▶ **Request**:
Below is a listing to write out in full, exactly as given, without its pictures.

Records excerpted from a collection
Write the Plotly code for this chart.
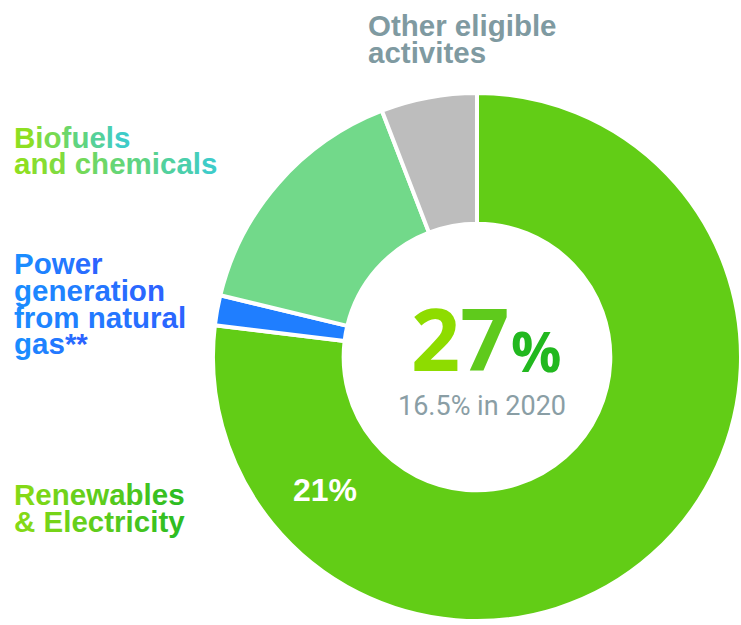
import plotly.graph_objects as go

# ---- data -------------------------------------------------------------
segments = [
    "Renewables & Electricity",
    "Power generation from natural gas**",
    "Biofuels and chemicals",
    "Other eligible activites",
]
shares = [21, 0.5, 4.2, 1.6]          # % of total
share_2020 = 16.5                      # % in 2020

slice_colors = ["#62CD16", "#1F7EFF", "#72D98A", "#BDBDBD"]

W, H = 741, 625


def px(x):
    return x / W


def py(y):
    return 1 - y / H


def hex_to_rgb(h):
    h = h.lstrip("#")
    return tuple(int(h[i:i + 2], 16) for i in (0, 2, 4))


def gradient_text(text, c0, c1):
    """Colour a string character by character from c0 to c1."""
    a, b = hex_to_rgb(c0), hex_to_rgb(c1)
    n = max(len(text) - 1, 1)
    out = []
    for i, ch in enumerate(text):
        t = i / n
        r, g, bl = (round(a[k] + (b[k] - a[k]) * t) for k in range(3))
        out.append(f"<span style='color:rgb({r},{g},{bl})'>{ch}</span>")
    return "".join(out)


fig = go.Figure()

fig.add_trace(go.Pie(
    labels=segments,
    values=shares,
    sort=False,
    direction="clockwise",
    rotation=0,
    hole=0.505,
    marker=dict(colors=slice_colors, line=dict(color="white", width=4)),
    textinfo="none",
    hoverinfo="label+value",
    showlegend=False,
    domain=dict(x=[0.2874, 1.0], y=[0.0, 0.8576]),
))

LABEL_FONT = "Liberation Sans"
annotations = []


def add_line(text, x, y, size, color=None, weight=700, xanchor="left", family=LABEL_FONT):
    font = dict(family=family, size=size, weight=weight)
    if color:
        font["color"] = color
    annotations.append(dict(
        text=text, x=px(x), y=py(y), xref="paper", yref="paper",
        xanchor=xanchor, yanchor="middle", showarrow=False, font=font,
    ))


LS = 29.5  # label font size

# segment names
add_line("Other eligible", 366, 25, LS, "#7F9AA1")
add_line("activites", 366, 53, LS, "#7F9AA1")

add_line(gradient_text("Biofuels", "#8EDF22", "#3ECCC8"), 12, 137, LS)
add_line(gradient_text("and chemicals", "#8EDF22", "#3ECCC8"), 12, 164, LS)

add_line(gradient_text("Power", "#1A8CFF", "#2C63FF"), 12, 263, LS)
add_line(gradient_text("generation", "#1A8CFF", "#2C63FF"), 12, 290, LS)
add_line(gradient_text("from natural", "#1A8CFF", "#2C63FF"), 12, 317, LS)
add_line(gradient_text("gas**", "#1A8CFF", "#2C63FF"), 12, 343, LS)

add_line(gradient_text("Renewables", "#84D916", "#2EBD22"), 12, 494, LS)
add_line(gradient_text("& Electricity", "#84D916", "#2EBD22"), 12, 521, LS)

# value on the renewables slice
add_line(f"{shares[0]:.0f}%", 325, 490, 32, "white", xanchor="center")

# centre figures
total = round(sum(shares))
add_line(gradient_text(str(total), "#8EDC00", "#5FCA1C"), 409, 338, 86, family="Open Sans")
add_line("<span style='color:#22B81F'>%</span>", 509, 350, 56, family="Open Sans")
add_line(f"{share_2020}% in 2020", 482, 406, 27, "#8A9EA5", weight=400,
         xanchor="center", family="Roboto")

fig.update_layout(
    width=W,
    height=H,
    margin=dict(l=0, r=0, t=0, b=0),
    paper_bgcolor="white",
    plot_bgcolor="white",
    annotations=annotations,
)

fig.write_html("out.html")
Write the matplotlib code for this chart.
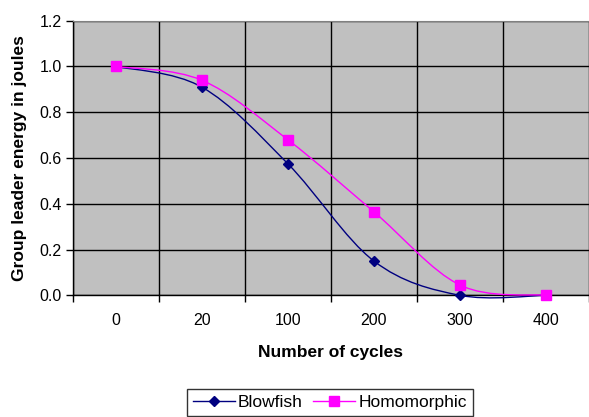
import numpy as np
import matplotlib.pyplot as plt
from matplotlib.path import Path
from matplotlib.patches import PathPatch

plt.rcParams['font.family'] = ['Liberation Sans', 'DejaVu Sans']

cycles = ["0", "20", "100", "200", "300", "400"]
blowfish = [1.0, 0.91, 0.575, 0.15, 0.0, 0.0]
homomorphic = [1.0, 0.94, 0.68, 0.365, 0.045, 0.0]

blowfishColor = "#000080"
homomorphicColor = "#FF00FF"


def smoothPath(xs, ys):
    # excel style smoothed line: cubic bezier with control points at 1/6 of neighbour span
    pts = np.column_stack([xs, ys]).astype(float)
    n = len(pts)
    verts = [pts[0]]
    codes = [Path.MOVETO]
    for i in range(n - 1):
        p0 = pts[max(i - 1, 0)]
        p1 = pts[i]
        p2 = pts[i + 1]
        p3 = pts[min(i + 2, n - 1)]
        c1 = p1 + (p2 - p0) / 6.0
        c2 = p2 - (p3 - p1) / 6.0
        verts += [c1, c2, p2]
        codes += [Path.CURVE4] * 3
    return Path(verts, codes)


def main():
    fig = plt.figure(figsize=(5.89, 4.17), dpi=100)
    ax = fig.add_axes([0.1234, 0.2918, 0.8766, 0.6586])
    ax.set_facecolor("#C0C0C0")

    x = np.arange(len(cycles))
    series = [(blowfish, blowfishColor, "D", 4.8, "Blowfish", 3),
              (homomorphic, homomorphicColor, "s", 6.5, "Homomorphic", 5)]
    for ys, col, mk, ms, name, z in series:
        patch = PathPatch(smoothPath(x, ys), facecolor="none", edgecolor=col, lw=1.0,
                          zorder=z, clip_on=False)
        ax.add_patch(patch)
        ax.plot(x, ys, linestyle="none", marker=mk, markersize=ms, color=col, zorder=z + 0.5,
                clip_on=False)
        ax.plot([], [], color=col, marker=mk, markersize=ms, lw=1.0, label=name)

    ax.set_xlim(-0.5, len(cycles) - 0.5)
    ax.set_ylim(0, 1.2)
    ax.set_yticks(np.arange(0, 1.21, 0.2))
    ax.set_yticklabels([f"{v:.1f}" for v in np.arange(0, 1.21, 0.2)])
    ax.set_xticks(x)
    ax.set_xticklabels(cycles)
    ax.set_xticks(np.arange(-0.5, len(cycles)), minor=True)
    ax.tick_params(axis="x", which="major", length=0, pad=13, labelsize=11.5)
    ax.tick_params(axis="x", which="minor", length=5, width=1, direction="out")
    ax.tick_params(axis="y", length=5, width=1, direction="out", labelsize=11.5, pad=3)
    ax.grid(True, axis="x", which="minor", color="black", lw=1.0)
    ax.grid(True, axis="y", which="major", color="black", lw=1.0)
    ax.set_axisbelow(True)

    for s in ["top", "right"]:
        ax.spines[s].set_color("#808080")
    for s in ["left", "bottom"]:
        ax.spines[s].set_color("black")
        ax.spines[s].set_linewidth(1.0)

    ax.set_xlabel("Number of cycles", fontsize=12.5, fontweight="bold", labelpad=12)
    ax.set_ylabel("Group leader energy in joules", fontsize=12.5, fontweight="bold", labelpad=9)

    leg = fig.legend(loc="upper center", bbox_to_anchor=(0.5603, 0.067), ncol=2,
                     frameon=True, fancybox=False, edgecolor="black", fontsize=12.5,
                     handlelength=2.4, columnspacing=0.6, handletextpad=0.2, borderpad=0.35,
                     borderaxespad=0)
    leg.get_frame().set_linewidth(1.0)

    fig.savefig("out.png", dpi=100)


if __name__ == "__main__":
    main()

▶ **Output of the exercise**:
Write the Plotly code for this chart.
import plotly.graph_objects as go

# ---- data -------------------------------------------------------------
segments = [
    "Renewables & Electricity",
    "Power generation from natural gas**",
    "Biofuels and chemicals",
    "Other eligible activites",
]
shares = [21, 0.5, 4.2, 1.6]          # % of total
share_2020 = 16.5                      # % in 2020

slice_colors = ["#62CD16", "#1F7EFF", "#72D98A", "#BDBDBD"]

W, H = 741, 625


def px(x):
    return x / W


def py(y):
    return 1 - y / H


def hex_to_rgb(h):
    h = h.lstrip("#")
    return tuple(int(h[i:i + 2], 16) for i in (0, 2, 4))


def gradient_text(text, c0, c1):
    """Colour a string character by character from c0 to c1."""
    a, b = hex_to_rgb(c0), hex_to_rgb(c1)
    n = max(len(text) - 1, 1)
    out = []
    for i, ch in enumerate(text):
        t = i / n
        r, g, bl = (round(a[k] + (b[k] - a[k]) * t) for k in range(3))
        out.append(f"<span style='color:rgb({r},{g},{bl})'>{ch}</span>")
    return "".join(out)


fig = go.Figure()

fig.add_trace(go.Pie(
    labels=segments,
    values=shares,
    sort=False,
    direction="clockwise",
    rotation=0,
    hole=0.505,
    marker=dict(colors=slice_colors, line=dict(color="white", width=4)),
    textinfo="none",
    hoverinfo="label+value",
    showlegend=False,
    domain=dict(x=[0.2874, 1.0], y=[0.0, 0.8576]),
))

LABEL_FONT = "Liberation Sans"
annotations = []


def add_line(text, x, y, size, color=None, weight=700, xanchor="left", family=LABEL_FONT):
    font = dict(family=family, size=size, weight=weight)
    if color:
        font["color"] = color
    annotations.append(dict(
        text=text, x=px(x), y=py(y), xref="paper", yref="paper",
        xanchor=xanchor, yanchor="middle", showarrow=False, font=font,
    ))


LS = 29.5  # label font size

# segment names
add_line("Other eligible", 366, 25, LS, "#7F9AA1")
add_line("activites", 366, 53, LS, "#7F9AA1")

add_line(gradient_text("Biofuels", "#8EDF22", "#3ECCC8"), 12, 137, LS)
add_line(gradient_text("and chemicals", "#8EDF22", "#3ECCC8"), 12, 164, LS)

add_line(gradient_text("Power", "#1A8CFF", "#2C63FF"), 12, 263, LS)
add_line(gradient_text("generation", "#1A8CFF", "#2C63FF"), 12, 290, LS)
add_line(gradient_text("from natural", "#1A8CFF", "#2C63FF"), 12, 317, LS)
add_line(gradient_text("gas**", "#1A8CFF", "#2C63FF"), 12, 343, LS)

add_line(gradient_text("Renewables", "#84D916", "#2EBD22"), 12, 494, LS)
add_line(gradient_text("& Electricity", "#84D916", "#2EBD22"), 12, 521, LS)

# value on the renewables slice
add_line(f"{shares[0]:.0f}%", 325, 490, 32, "white", xanchor="center")

# centre figures
total = round(sum(shares))
add_line(gradient_text(str(total), "#8EDC00", "#5FCA1C"), 409, 338, 86, family="Open Sans")
add_line("<span style='color:#22B81F'>%</span>", 509, 350, 56, family="Open Sans")
add_line(f"{share_2020}% in 2020", 482, 406, 27, "#8A9EA5", weight=400,
         xanchor="center", family="Roboto")

fig.update_layout(
    width=W,
    height=H,
    margin=dict(l=0, r=0, t=0, b=0),
    paper_bgcolor="white",
    plot_bgcolor="white",
    annotations=annotations,
)

fig.write_html("out.html")
Write the matplotlib code for this chart.
import numpy as np
import matplotlib.pyplot as plt
from matplotlib.path import Path
from matplotlib.patches import PathPatch

plt.rcParams['font.family'] = ['Liberation Sans', 'DejaVu Sans']

cycles = ["0", "20", "100", "200", "300", "400"]
blowfish = [1.0, 0.91, 0.575, 0.15, 0.0, 0.0]
homomorphic = [1.0, 0.94, 0.68, 0.365, 0.045, 0.0]

blowfishColor = "#000080"
homomorphicColor = "#FF00FF"


def smoothPath(xs, ys):
    # excel style smoothed line: cubic bezier with control points at 1/6 of neighbour span
    pts = np.column_stack([xs, ys]).astype(float)
    n = len(pts)
    verts = [pts[0]]
    codes = [Path.MOVETO]
    for i in range(n - 1):
        p0 = pts[max(i - 1, 0)]
        p1 = pts[i]
        p2 = pts[i + 1]
        p3 = pts[min(i + 2, n - 1)]
        c1 = p1 + (p2 - p0) / 6.0
        c2 = p2 - (p3 - p1) / 6.0
        verts += [c1, c2, p2]
        codes += [Path.CURVE4] * 3
    return Path(verts, codes)


def main():
    fig = plt.figure(figsize=(5.89, 4.17), dpi=100)
    ax = fig.add_axes([0.1234, 0.2918, 0.8766, 0.6586])
    ax.set_facecolor("#C0C0C0")

    x = np.arange(len(cycles))
    series = [(blowfish, blowfishColor, "D", 4.8, "Blowfish", 3),
              (homomorphic, homomorphicColor, "s", 6.5, "Homomorphic", 5)]
    for ys, col, mk, ms, name, z in series:
        patch = PathPatch(smoothPath(x, ys), facecolor="none", edgecolor=col, lw=1.0,
                          zorder=z, clip_on=False)
        ax.add_patch(patch)
        ax.plot(x, ys, linestyle="none", marker=mk, markersize=ms, color=col, zorder=z + 0.5,
                clip_on=False)
        ax.plot([], [], color=col, marker=mk, markersize=ms, lw=1.0, label=name)

    ax.set_xlim(-0.5, len(cycles) - 0.5)
    ax.set_ylim(0, 1.2)
    ax.set_yticks(np.arange(0, 1.21, 0.2))
    ax.set_yticklabels([f"{v:.1f}" for v in np.arange(0, 1.21, 0.2)])
    ax.set_xticks(x)
    ax.set_xticklabels(cycles)
    ax.set_xticks(np.arange(-0.5, len(cycles)), minor=True)
    ax.tick_params(axis="x", which="major", length=0, pad=13, labelsize=11.5)
    ax.tick_params(axis="x", which="minor", length=5, width=1, direction="out")
    ax.tick_params(axis="y", length=5, width=1, direction="out", labelsize=11.5, pad=3)
    ax.grid(True, axis="x", which="minor", color="black", lw=1.0)
    ax.grid(True, axis="y", which="major", color="black", lw=1.0)
    ax.set_axisbelow(True)

    for s in ["top", "right"]:
        ax.spines[s].set_color("#808080")
    for s in ["left", "bottom"]:
        ax.spines[s].set_color("black")
        ax.spines[s].set_linewidth(1.0)

    ax.set_xlabel("Number of cycles", fontsize=12.5, fontweight="bold", labelpad=12)
    ax.set_ylabel("Group leader energy in joules", fontsize=12.5, fontweight="bold", labelpad=9)

    leg = fig.legend(loc="upper center", bbox_to_anchor=(0.5603, 0.067), ncol=2,
                     frameon=True, fancybox=False, edgecolor="black", fontsize=12.5,
                     handlelength=2.4, columnspacing=0.6, handletextpad=0.2, borderpad=0.35,
                     borderaxespad=0)
    leg.get_frame().set_linewidth(1.0)

    fig.savefig("out.png", dpi=100)


if __name__ == "__main__":
    main()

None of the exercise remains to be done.